ARLINGTON – De Amerikaanse minister van Defensie heeft journalisten opnieuw aangevallen op hun berichtgeving over de Amerikaanse aanvallen op Iraanse nucleaire installaties. Volgens Pete Hegseth willen journalisten niet opschrijven hoe succesvol die aanvallen waren omdat ze iets tegen president Donald Trump hebben.
Hegseth had een persconferentie belegd met de hoogste Amerikaanse militair, generaal Dan Caine. Hij verwees onder meer naar hoge Amerikaanse en Israëlische functionarissen die zeggen dat de installaties ernstig beschadigd of verwoest zijn.
Hegseth verwees ook naar het hoofd van de CIA, John Ratcliffe. Die zei woensdag dat het erop lijkt dat “belangrijke Iraanse nucleaire faciliteiten verwoest zijn en de komende jaren opnieuw opgebouwd zullen moeten worden”. Net als veel andere bronnen die Hegseth aanhaalde, merkte de CIA wel op dat het onderzoek nog loopt.
Onderzoek
Volgens Hegseth zouden media trots moeten zijn op Amerika in plaats van te zoeken naar schandalen.
Caine legde tijdens de persconferentie uit dat ruim vijftien jaar twee experts van de Defense Threat Reduction Agency (DTRA) niets anders hebben gedaan dan onderzoek verrichten naar Fordow. De bommen die werden ingezet, zogenoemde GBU-57’s, waren volgens hem speciaal ontwikkeld en afgesteld voor dat doelwit.
Daadwerkelijke schade
Volgens Caine is de operatie perfect verlopen.

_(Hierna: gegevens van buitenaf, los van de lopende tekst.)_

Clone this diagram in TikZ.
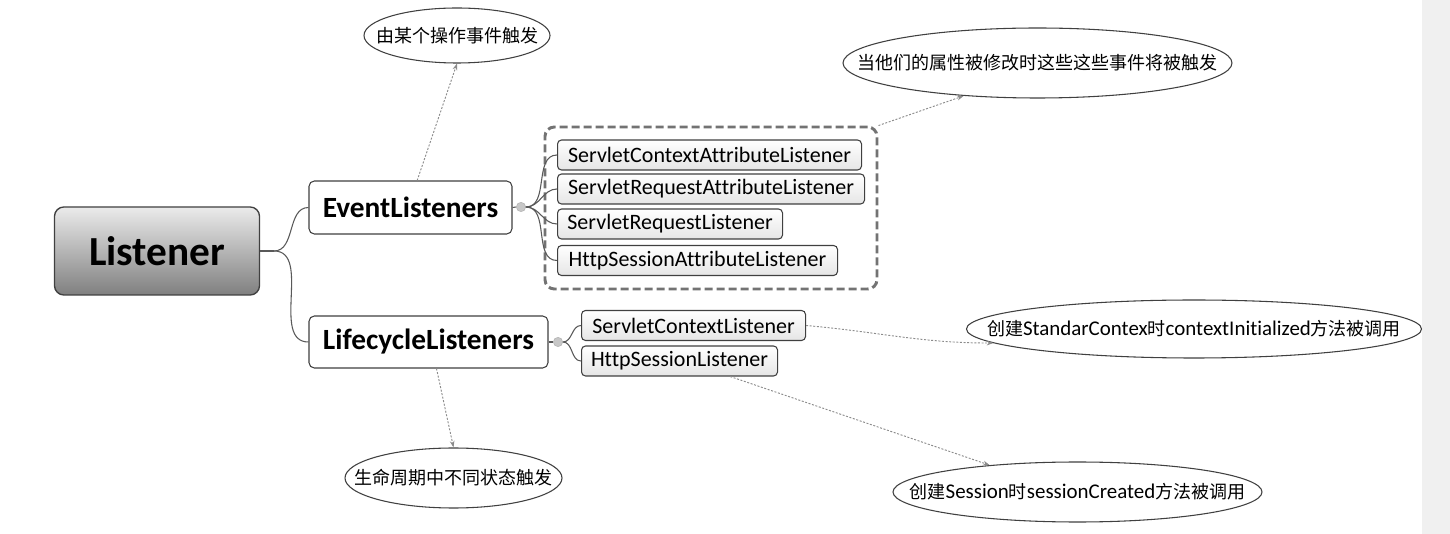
\documentclass[tikz,border=0pt]{standalone}
\usepackage{fontspec}
\setmainfont[Ligatures=NoCommon]{Carlito}
\newfontfamily\cjk{Noto Sans CJK SC}
\usetikzlibrary{shapes.geometric,arrows.meta}
\begin{document}
\begin{tikzpicture}[x=0.75pt,y=-0.75pt,
  rootbox/.style={draw=black!75,line width=1pt,rounded corners=7pt,top color=black!8,bottom color=black!50,
    minimum width=153.75pt,minimum height=66pt,inner sep=0pt,font=\fontsize{31}{36}\selectfont\bfseries},
  midbox/.style={draw=black!75,line width=0.8pt,rounded corners=4pt,fill=white,
    inner sep=0pt,font=\fontsize{22}{26}\selectfont\bfseries},
  leafbox/.style={draw=black!75,line width=0.8pt,rounded corners=3pt,top color=white,bottom color=black!10,
    minimum height=22.5pt,inner sep=0pt,anchor=west,font=\fontsize{16.5}{20}\selectfont},
  grpbox/.style={draw=black!55,line width=2.2pt,dash pattern=on 6pt off 3pt,rounded corners=7pt,
    minimum width=249pt,minimum height=121.5pt,inner sep=0pt},
  note/.style={draw=black!75,line width=0.8pt,ellipse,inner sep=0pt},
  notetext/.style={inner sep=0pt,font=\fontsize{15.7}{18}\selectfont},
  btn/.style={circle,fill=black!22,draw=black!30,minimum size=7pt,inner sep=0pt},
  conn/.style={draw=black!65,line width=0.8pt},
  arr/.style={draw=black!45,line width=0.7pt,dash pattern=on 1.5pt off 1.2pt,-{Stealth[length=5pt,width=3.5pt]}}]
\fill[white] (0,0) rectangle (1450,534);
\fill[black!6] (1422,0) rectangle (1450,534);
\newcommand\zh[1]{{\cjk\fontsize{13.5}{16}\selectfont #1}}

\node[rootbox] (L) at (157,251) {Listener};
\node[midbox,minimum width=152.25pt,minimum height=39.75pt] (EL) at (410.5,207.5) {EventListeners};
\node[midbox,minimum width=179.25pt,minimum height=39pt] (LL) at (428.5,342) {LifecycleListeners};

\node[grpbox] (grp) at (711,208) {};
\node[leafbox,minimum width=228pt] (c1) at (557,155) {ServletContextAttributeListener};
\node[leafbox,minimum width=230.25pt] (c2) at (557,189) {ServletRequestAttributeListener};
\node[leafbox,minimum width=168.75pt] (c3) at (557,224) {ServletRequestListener};
\node[leafbox,minimum width=210pt] (c4) at (557,260.5) {HttpSessionAttributeListener};
\node[leafbox,minimum width=168pt] (d1) at (581,325.5) {ServletContextListener};
\node[leafbox,minimum width=147pt] (d2) at (581,361) {HttpSessionListener};

\node[btn] (b1) at (521,207) {};
\node[btn] (b2) at (558,342) {};

\node[note,minimum width=139.5pt,minimum height=41.25pt] (e1) at (457,35.5) {};
\node[notetext] (t1) at (e1) {\zh{由某个操作事件触发}};
\node[note,minimum width=291.75pt,minimum height=52.5pt] (e2) at (1037.5,63) {};
\node[notetext] (t2) at (e2) {\zh{当他们的属性被修改时这些这些事件将被触发}};
\node[note,minimum width=341.25pt,minimum height=43.5pt] (e3) at (1194,329) {};
\node[notetext] (t3) at (e3) {\zh{创建}StandarContex\zh{时}contextInitialized\zh{方法被调用}};
\node[note,minimum width=162.75pt,minimum height=45pt] (e4) at (453.5,478) {};
\node[notetext] (t4) at (e4) {\zh{生命周期中不同状态触发}};
\node[note,minimum width=276.75pt,minimum height=45pt] (e5) at (1077.5,492) {};
\node[notetext] (t5) at (e5) {\zh{创建}Session\zh{时}sessionCreated\zh{方法被调用}};

% tree connectors
\coordinate (j) at (274,251);
\draw[conn] (L.east) -- (j);
\draw[conn] (j) to[out=0,in=180] (EL.west);
\draw[conn] (j) to[out=0,in=180] (LL.west);
\draw[conn] (EL.east) -- (b1.west);
\foreach \c in {c1,c2,c3,c4} \draw[conn] (b1.east) to[out=0,in=180] (\c.west);
\draw[conn] (LL.east) -- (b2.west);
\foreach \c in {d1,d2} \draw[conn] (b2.east) to[out=0,in=180] (\c.west);

% note arrows
\draw[arr] ([xshift=5pt]EL.north) -- (e1.south);
\draw[arr] (grp.north east) -- (e2.204);
\draw[arr] (d1.east) to[out=-5,in=180] (e3.184);
\draw[arr] ([xshift=38pt]d2.south) -- (e5.163);
\draw[arr] ([xshift=6pt]LL.south) -- (e4.north);
\end{tikzpicture}
\end{document}
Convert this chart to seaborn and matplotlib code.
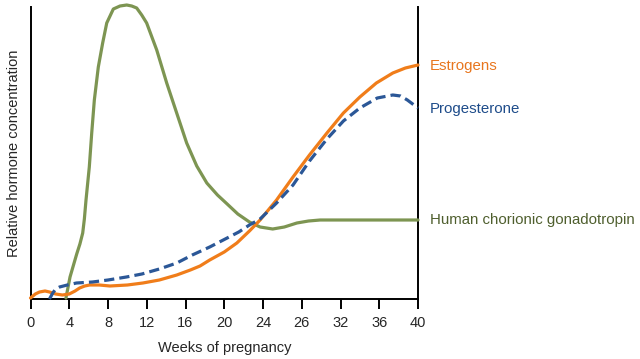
import matplotlib
matplotlib.use("Agg")
import matplotlib.pyplot as plt
import seaborn as sns
import pandas as pd

# ---- data ----
tick_positions = [0, 4, 8, 12, 16, 20, 24, 28, 32, 36, 40]
tick_labels = ["0", "4", "8", "12", "16", "20", "24", "26", "32", "36", "40"]

estrogen_weeks = [0, 0.5, 0.93, 1.5, 1.96, 2.6, 3.3, 4.0, 4.6, 5.07, 5.6, 6.1, 7.1, 8.2,
                  10.0, 11.6, 13.3, 15.1, 16.5, 17.5, 18.5, 20.0, 21.3, 22.6, 23.7, 25.4,
                  27.1, 28.8, 30.6, 32.3, 34.0, 35.7, 37.4, 38.7, 40.0]
estrogen_vals = [1, 5, 7, 8, 7, 5, 4, 5, 8, 11, 13, 14, 14, 13,
                 14, 16, 19, 24, 29, 33, 39, 47, 56, 68, 79, 99,
                 122, 144, 166, 186, 202, 216, 226, 231, 234]

progesterone_weeks = [1.96, 2.3, 2.6, 3.0, 3.8, 4.75, 6.4, 8.0, 9.9, 11.5, 13.3, 15.1,
                      16.7, 18.5, 20.3, 21.5, 22.6, 23.7, 25.4, 27.1, 28.8, 30.6, 32.3,
                      34.0, 35.8, 37.4, 38.2, 38.9, 40.0]
progesterone_vals = [0, 6, 10, 12, 14, 16, 17, 19, 22, 25, 30, 36,
                     44, 52, 61, 67, 74, 80, 96, 114, 138, 160, 178,
                     191, 201, 204, 203, 199, 191]

hcg_weeks = [3.66, 4.08, 4.77, 5.1, 5.39, 5.56, 5.73, 6.07, 6.32, 6.59, 7.0, 7.45, 7.87,
             8.55, 9.24, 9.93, 10.45, 10.96, 11.48, 11.99, 13.03, 14.06, 15.09, 16.12,
             17.16, 18.2, 19.3, 20.3, 21.4, 22.6, 23.7, 25.0, 26.2, 27.5, 28.7, 29.9,
             32.0, 40.0]
hcg_vals = [1, 22, 45, 55, 66, 80, 99, 132, 166, 199, 232, 256, 276,
            290, 293, 294, 293, 291, 284, 276, 249, 216, 186, 156,
            133, 116, 104, 95, 85, 77, 72, 70, 72, 76, 78, 79,
            79, 79]

series_names = ["Estrogens", "Progesterone", "Human chorionic gonadotropin"]
label_vals = [233, 190, 79]

line_colors = ["#F07D1A", "#2B5797", "#7D9552"]
text_colors = ["#E8761E", "#1E4C8A", "#4F5F2E"]

# ---- plotting ----
sns.set_theme(style="white")
plt.rcParams["font.family"] = ["Liberation Sans", "DejaVu Sans"]

fig = plt.figure(figsize=(6.4, 3.59), dpi=100)
ax = fig.add_axes([30.5 / 640, 1 - 299 / 359, (418 - 30.5) / 640, (299 - 7) / 359])

df_e = pd.DataFrame({"week": estrogen_weeks, "val": estrogen_vals})
df_p = pd.DataFrame({"week": progesterone_weeks, "val": progesterone_vals})
df_h = pd.DataFrame({"week": hcg_weeks, "val": hcg_vals})

sns.lineplot(data=df_h, x="week", y="val", ax=ax, color=line_colors[2], lw=2.3,
             clip_on=False, zorder=3, solid_joinstyle="round")
sns.lineplot(data=df_e, x="week", y="val", ax=ax, color=line_colors[0], lw=2.3,
             clip_on=False, zorder=4, solid_joinstyle="round")
sns.lineplot(data=df_p, x="week", y="val", ax=ax, color=line_colors[1], lw=2.3,
             dashes=False, linestyle=(0, (3.2, 1.6)), clip_on=False, zorder=5)

ax.set_xlim(0, 40)
ax.set_ylim(0, 292)
ax.set_xticks(tick_positions)
ax.set_xticklabels(tick_labels, fontsize=10.5)
ax.set_yticks([])
ax.set_xlabel("Weeks of pregnancy", fontsize=10.5, labelpad=8)
ax.set_ylabel("Relative hormone concentration", fontsize=10.5, labelpad=7)

for side in ["left", "right", "bottom"]:
    ax.spines[side].set_visible(True)
    ax.spines[side].set_color("black")
    ax.spines[side].set_linewidth(1.4)
ax.spines["top"].set_visible(False)

ax.tick_params(axis="x", direction="out", length=7, width=1.4, color="black",
               pad=5.5, bottom=True)

for name, v, c in zip(series_names, label_vals, text_colors):
    ax.text(41.2, v, name, color=c, fontsize=10.8, va="center", ha="left", clip_on=False)

fig.savefig("out.png", dpi=100)
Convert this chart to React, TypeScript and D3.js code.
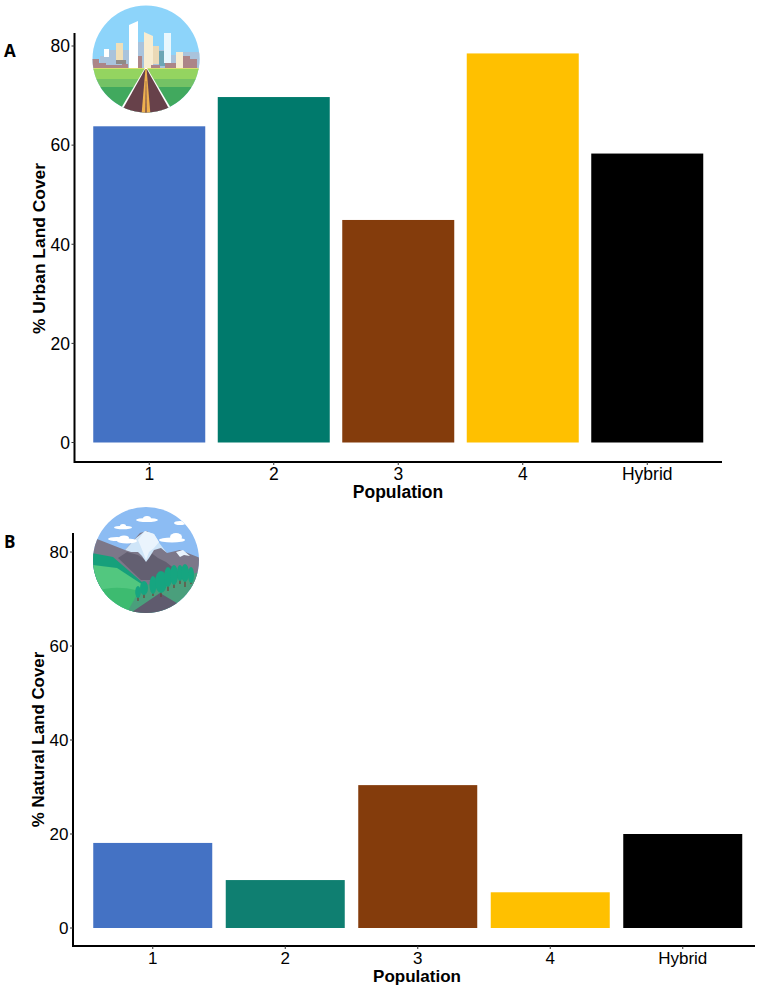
import React from "react";
import * as d3 from "d3";

const categories = ["1", "2", "3", "4", "Hybrid"];
const urbanValues = [63.8, 69.7, 44.9, 78.5, 58.3];
const naturalValues = [18.1, 10.2, 30.4, 7.6, 20.0];
const urbanColors = ["#4472c4", "#007a6c", "#843c0c", "#ffc000", "#000000"];
const naturalColors = ["#4472c4", "#0f7f71", "#843c0c", "#ffc000", "#000000"];
const yTicks = [0, 20, 40, 60, 80];

const FONT = "'Liberation Sans', Arial, sans-serif";

type PanelProps = {
  letter: string; letterY: number; yLabel: string; values: number[]; colors: string[];
  axisX: number; axisTop: number; axisBottom: number; axisRight: number;
  y0: number; y80: number; band0: number; bandStep: number; barW: number;
  titleX: number; titleY: number; yTitleX: number; yTitleY: number;
  tickFont: number; xTitleFont: number; yTitleFont: number;
};

function Panel(p: PanelProps) {
  const y = d3.scaleLinear().domain([0, 80]).range([p.y0, p.y80]);
  const x = d3.scaleBand<string>().domain(categories)
    .range([p.band0, p.band0 + p.bandStep * categories.length]);
  const cx = (c: string) => (x(c) as number) + x.bandwidth() / 2;
  return (
    <g>
      <text x={4} y={p.letterY} fontFamily="'Open Sans', sans-serif" fontWeight={700} fontSize={17}>{p.letter}</text>
      {categories.map((c, i) => (
        <rect key={c} x={cx(c) - p.barW / 2} width={p.barW} y={y(p.values[i])}
          height={p.y0 - y(p.values[i])} fill={p.colors[i]} />
      ))}
      <path d={`M${p.axisX},${p.axisTop}V${p.axisBottom}H${p.axisRight}`} fill="none" stroke="#000" strokeWidth={2} />
      {yTicks.map(t => (
        <g key={t}>
          <line x1={p.axisX - 3} x2={p.axisX} y1={y(t)} y2={y(t)} stroke="#333" strokeWidth={1} />
          <text x={p.axisX - 4.5} y={y(t)} dy="0.36em" textAnchor="end" fontFamily={FONT} fontSize={p.tickFont}>{t}</text>
        </g>
      ))}
      {categories.map(c => (
        <g key={c}>
          <line x1={cx(c)} x2={cx(c)} y1={p.axisBottom} y2={p.axisBottom + 3} stroke="#333" strokeWidth={1} />
          <text x={cx(c)} y={p.axisBottom + 17.5} textAnchor="middle" fontFamily={FONT} fontSize={p.tickFont}>{c}</text>
        </g>
      ))}
      <text x={p.titleX} y={p.titleY} textAnchor="middle" fontFamily={FONT} fontWeight={700} fontSize={p.xTitleFont}>Population</text>
      <text transform={`translate(${p.yTitleX},${p.yTitleY}) rotate(-90)`} textAnchor="middle"
        fontFamily={FONT} fontWeight={700} fontSize={p.yTitleFont}>{p.yLabel}</text>
    </g>
  );
}

function CityIcon() {
  return (
    <g transform="translate(146,59)">
      <clipPath id="cityClip"><circle r={53.5} /></clipPath>
      <g clipPath="url(#cityClip)">
        <rect x={-54} y={-54} width={108} height={110} fill="#8dd4fa" />
        <path d="M-46,9V-3H-38V-9H-30V-9H-8V-17H-2V-9H24V-4H36V-7H54V9Z" fill="#a9c3dc" />
        <rect x={-42} y={-10} width={5} height={8} fill="#ffffff" />
        <rect x={-30} y={-16} width={7} height={17} fill="#efdfb8" />
        <rect x={-30} y={1} width={10} height={4} fill="#8f8a86" />
        <path d="M-54,9V0H-47V4H-40V6H-24V5H-18V9Z" fill="#ac8588" />
        <rect x={-8} y={-3} width={4} height={12} fill="#ac8588" />
        <path d="M-17,-34L-8,-38V9H-17Z" fill="#ffffff" />
        <rect x={13} y={-8} width={6} height={15} fill="#6da6b5" />
        <path d="M-2,-27L7,-23V9H-2Z" fill="#f7ecd0" />
        <rect x={7} y={-13} width={6} height={18} fill="#ead9b6" />
        <rect x={18} y={-26} width={7} height={30} fill="#e9f7fd" />
        <rect x={30} y={-7} width={7} height={16} fill="#f7ecd0" />
        <path d="M37,9V-3H44V0H51V9ZM5,9V6H14V9ZM19,9V4H30V9Z" fill="#ac8588" />
        <rect x={-54} y={9} width={108} height={2} fill="#d8e06e" />
        <rect x={-54} y={10} width={108} height={10} fill="#94d460" />
        <rect x={-54} y={20} width={108} height={8} fill="#74c265" />
        <rect x={-54} y={28} width={108} height={28} fill="#41a95e" />
        <path d="M-1,9L-29,56H29L1,9Z" fill="#fff" />
        <path d="M-0.8,10L-26.5,56H26.5L0.8,10Z" fill="#67414a" />
        <path d="M-0.6,10L-4.5,56H4.5L0.6,10Z" fill="#eeb04e" />
        <path d="M-0.2,22L-0.7,56H0.7L0.2,22Z" fill="#67414a" />
      </g>
    </g>
  );
}

function MountainIcon() {
  return (
    <g transform="translate(146,560)">
      <clipPath id="mtnClip"><circle r={53} /></clipPath>
      <g clipPath="url(#mtnClip)">
        <rect x={-54} y={-54} width={108} height={108} fill="#8cbcf3" />
        <path d="M-49,-21L-21,-10L-6,-27L1,-29L21,-7L34,-10L54,-2V30H-54V-21Z" fill="#7c7789" />
        <path d="M-28,-2L-19,-8L-8,-5L-2,-1L4,-8L12,-2L20,2L30,10L40,20H-5Z" fill="#635f71" />
        <path d="M-21,-10L-10,-22L-1,-29L8,-26L14,-16L21,-7L15,-12L8,-10L3,-2L0,2L-4,-4L-8,-8L-15,-8Z" fill="#cfe5f8" />
        <path d="M-8,-20L-1,-29L8,-26L13,-18L8,-12L3,-8L0,0L-3,-8Z" fill="#eaf4fd" />
        <path d="M30,-8L37,-10L44,-4L38,-5L34,-3Z" fill="#eaf4fd" />
        <g fill="#ffffff">
          <ellipse cx={1} cy={-40} rx={11} ry={2} />
          <ellipse cx={1} cy={-41.5} rx={4} ry={2.5} />
          <ellipse cx={-23} cy={-32.5} rx={9} ry={1.8} />
          <ellipse cx={-23} cy={-34} rx={3} ry={2} />
          <ellipse cx={-29} cy={-21} rx={9} ry={2} />
          <ellipse cx={-19} cy={-19} rx={10} ry={2.5} />
          <ellipse cx={-22} cy={-22} rx={5} ry={2.5} />
          <ellipse cx={26} cy={-20} rx={13} ry={2.5} />
          <ellipse cx={30} cy={-23} rx={6} ry={4} />
          <ellipse cx={34} cy={-37} rx={6} ry={2} />
        </g>
        <path d="M-54,-7L-33,-3L-3,23L-10,40H-54Z" fill="#16a07b" />
        <path d="M-54,5L-29,8L-6,23L4,30L-10,54H-54Z" fill="#52c77f" />
        <path d="M-54,32C-30,24-12,28 6,36L-12,54H-54Z" fill="#3dbb70" />
        <path d="M54,12L-4,26L-20,54H54Z" fill="#4a9f7c" />
        <path d="M-14,52L14,33L34,45L30,56H-20Z" fill="#5f5b6e" />
        <g stroke="#6d4038" strokeWidth={1.2}>
          <path d="M-8,34V41M-2,32V38M7,30V36M15,28V37M22,24V31M28,22V28M34,18V24M39,20V27M45,19V24" />
        </g>
        <g fill="#16a580">
          <ellipse cx={-8} cy={32} rx={2.8} ry={6} />
          <ellipse cx={-2} cy={28} rx={4} ry={7} />
          <ellipse cx={7} cy={25} rx={3.5} ry={9} />
          <ellipse cx={15} cy={22} rx={6} ry={11} />
          <ellipse cx={22} cy={17} rx={4} ry={10} />
          <ellipse cx={28} cy={15} rx={4} ry={10} />
          <ellipse cx={34} cy={13} rx={3} ry={8} />
          <ellipse cx={39} cy={13} rx={4} ry={9} />
          <ellipse cx={45} cy={15} rx={3} ry={8} />
        </g>
      </g>
    </g>
  );
}

export default function App() {
  return (
    <svg width={765} height={991} viewBox="0 0 765 991"
      style={{ position: "absolute", left: 0, top: 0, background: "#fff" }}>
      <Panel letter="A" letterY={57} yLabel="% Urban Land Cover" values={urbanValues} colors={urbanColors}
        axisX={74.5} axisTop={33} axisBottom={462} axisRight={722}
        y0={442.5} y80={46} band0={87} bandStep={124.5} barW={112}
        titleX={398} titleY={498} yTitleX={45} yTitleY={248.5}
        tickFont={17.5} xTitleFont={17.5} yTitleFont={17.4} />
      <Panel letter="B" letterY={548} yLabel="% Natural Land Cover" values={naturalValues} colors={naturalColors}
        axisX={73} axisTop={533} axisBottom={946} axisRight={755}
        y0={928} y80={552} band0={86.5} bandStep={132.5} barW={119}
        titleX={417} titleY={982} yTitleX={44} yTitleY={739.5}
        tickFont={17} xTitleFont={17} yTitleFont={16.9} />
      <CityIcon />
      <MountainIcon />
    </svg>
  );
}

Eerst werd een betonnen beschermkap opgeblazen, daarna zijn door ventilatieschachten meerdere GBU-57’s met ruim 1000 kilometer per uur naar binnen geschoten en ontploft. Op basis van modellen en de DTRA-experts zei Caine ervan uit te gaan dat de installatie daarmee vernietigd is.
Caine benadrukte ook dat de krijgsmacht niet onderzoekt hoe groot de schade daadwerkelijk is. Dat doen diensten als de CIA.